REQUIREMENTS =
Check every line below for the string "Output", and copy the lines that contain it.

:: DATA FOR THE TASK ::

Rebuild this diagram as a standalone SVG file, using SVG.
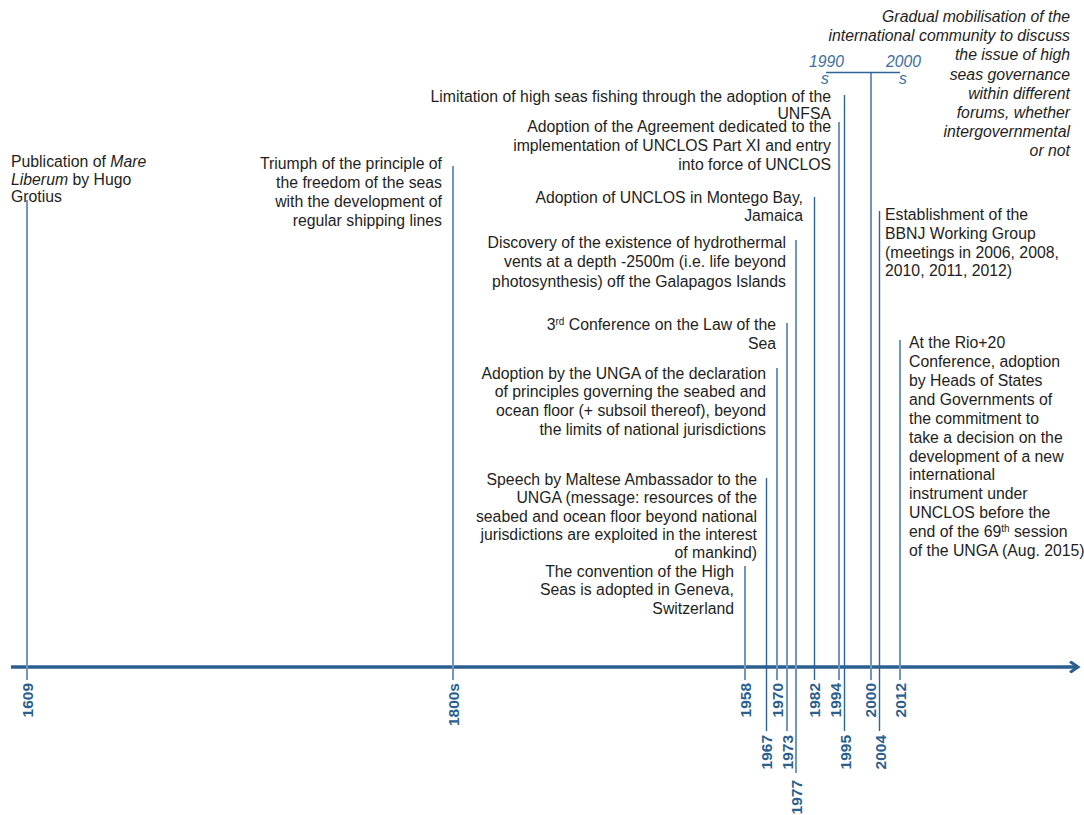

:::
:: DATA FOR THE TASK ::

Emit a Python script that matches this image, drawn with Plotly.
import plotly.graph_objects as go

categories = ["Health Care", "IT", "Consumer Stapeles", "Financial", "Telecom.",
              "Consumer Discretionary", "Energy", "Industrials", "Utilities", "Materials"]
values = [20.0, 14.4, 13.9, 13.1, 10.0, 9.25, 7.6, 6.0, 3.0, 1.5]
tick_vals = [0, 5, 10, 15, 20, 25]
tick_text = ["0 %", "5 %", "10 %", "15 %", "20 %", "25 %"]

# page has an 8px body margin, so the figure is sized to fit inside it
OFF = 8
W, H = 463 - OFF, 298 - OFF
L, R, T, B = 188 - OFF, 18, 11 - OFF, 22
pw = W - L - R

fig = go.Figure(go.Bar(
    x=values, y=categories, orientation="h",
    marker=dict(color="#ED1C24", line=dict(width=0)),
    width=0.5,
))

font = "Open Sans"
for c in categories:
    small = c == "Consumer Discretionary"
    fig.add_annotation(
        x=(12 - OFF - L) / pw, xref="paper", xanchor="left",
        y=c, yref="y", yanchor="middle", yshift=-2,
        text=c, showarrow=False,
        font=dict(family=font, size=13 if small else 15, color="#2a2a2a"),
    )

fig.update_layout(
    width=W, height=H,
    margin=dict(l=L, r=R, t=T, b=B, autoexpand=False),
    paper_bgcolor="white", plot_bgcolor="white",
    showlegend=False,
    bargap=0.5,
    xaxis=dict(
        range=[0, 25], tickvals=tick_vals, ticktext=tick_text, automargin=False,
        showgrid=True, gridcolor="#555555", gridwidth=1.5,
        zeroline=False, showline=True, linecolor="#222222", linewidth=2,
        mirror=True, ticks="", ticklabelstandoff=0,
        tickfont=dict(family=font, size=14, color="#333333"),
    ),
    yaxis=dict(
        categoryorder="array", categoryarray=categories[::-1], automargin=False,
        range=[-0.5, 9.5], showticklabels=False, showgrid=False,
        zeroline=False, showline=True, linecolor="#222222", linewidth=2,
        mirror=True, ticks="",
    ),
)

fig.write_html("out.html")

:::
:: DATA FOR THE TASK ::

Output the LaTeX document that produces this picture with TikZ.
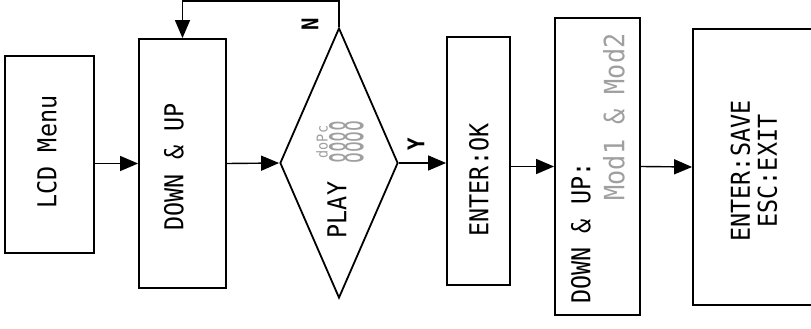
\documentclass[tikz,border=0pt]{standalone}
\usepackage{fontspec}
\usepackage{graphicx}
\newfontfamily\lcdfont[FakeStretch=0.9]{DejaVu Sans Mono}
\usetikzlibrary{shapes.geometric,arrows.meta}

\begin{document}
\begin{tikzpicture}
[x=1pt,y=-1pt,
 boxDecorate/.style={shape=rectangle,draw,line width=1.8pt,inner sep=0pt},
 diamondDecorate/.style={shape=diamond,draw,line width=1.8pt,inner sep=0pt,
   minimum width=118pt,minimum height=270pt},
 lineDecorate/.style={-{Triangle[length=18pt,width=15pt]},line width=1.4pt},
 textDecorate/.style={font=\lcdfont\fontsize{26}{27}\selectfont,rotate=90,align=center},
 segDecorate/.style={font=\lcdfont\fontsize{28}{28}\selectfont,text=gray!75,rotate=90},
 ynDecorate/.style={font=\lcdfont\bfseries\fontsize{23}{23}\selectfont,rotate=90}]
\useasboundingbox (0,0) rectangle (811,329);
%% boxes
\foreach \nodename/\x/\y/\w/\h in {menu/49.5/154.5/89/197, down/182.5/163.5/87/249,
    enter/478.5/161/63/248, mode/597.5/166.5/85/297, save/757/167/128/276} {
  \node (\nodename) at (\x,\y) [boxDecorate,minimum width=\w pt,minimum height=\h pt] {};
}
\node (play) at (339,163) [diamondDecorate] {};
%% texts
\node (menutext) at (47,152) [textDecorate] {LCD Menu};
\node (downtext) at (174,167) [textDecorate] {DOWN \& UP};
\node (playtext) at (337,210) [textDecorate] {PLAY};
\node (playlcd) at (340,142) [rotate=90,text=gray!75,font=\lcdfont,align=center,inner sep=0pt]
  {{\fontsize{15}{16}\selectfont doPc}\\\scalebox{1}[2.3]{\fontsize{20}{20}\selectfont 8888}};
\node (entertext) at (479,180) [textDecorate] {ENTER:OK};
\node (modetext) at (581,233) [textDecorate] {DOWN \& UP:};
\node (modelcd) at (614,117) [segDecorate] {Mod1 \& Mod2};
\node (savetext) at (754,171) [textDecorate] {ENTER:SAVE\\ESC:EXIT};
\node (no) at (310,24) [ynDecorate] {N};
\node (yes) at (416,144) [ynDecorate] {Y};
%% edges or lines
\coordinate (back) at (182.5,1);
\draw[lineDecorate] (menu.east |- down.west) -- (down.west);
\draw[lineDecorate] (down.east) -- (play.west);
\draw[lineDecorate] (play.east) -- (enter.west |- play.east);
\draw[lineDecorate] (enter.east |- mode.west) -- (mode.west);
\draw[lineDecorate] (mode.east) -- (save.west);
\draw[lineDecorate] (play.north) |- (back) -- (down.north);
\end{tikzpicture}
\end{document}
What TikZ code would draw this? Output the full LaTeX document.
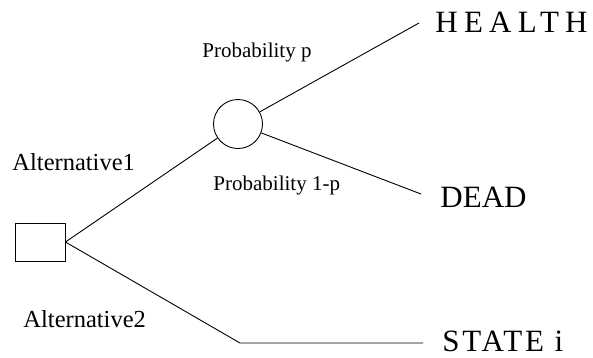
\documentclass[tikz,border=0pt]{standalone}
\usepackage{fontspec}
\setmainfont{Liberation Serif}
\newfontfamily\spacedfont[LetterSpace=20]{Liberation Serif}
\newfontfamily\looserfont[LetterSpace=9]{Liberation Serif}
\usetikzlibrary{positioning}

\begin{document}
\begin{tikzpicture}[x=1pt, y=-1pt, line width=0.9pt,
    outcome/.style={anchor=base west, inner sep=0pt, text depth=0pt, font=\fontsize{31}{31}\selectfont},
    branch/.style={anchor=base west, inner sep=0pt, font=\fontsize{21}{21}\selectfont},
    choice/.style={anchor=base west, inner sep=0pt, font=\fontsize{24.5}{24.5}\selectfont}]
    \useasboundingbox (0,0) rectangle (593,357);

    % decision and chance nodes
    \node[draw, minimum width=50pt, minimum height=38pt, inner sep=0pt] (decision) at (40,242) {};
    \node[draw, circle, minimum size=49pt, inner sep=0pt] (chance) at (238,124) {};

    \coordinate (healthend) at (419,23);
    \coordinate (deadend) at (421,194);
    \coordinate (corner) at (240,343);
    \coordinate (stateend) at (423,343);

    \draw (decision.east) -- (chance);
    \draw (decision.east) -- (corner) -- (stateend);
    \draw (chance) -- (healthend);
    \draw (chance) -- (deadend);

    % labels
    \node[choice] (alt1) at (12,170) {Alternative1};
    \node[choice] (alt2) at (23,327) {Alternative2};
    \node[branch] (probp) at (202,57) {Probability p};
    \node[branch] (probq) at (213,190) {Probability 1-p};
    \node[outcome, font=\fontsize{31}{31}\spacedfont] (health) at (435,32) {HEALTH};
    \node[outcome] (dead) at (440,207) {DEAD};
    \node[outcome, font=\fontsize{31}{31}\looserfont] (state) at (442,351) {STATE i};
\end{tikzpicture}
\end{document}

:::

TASK ANSWER =
Output the LaTeX document that produces this picture with TikZ.
What TikZ code would draw this? Output the full LaTeX document.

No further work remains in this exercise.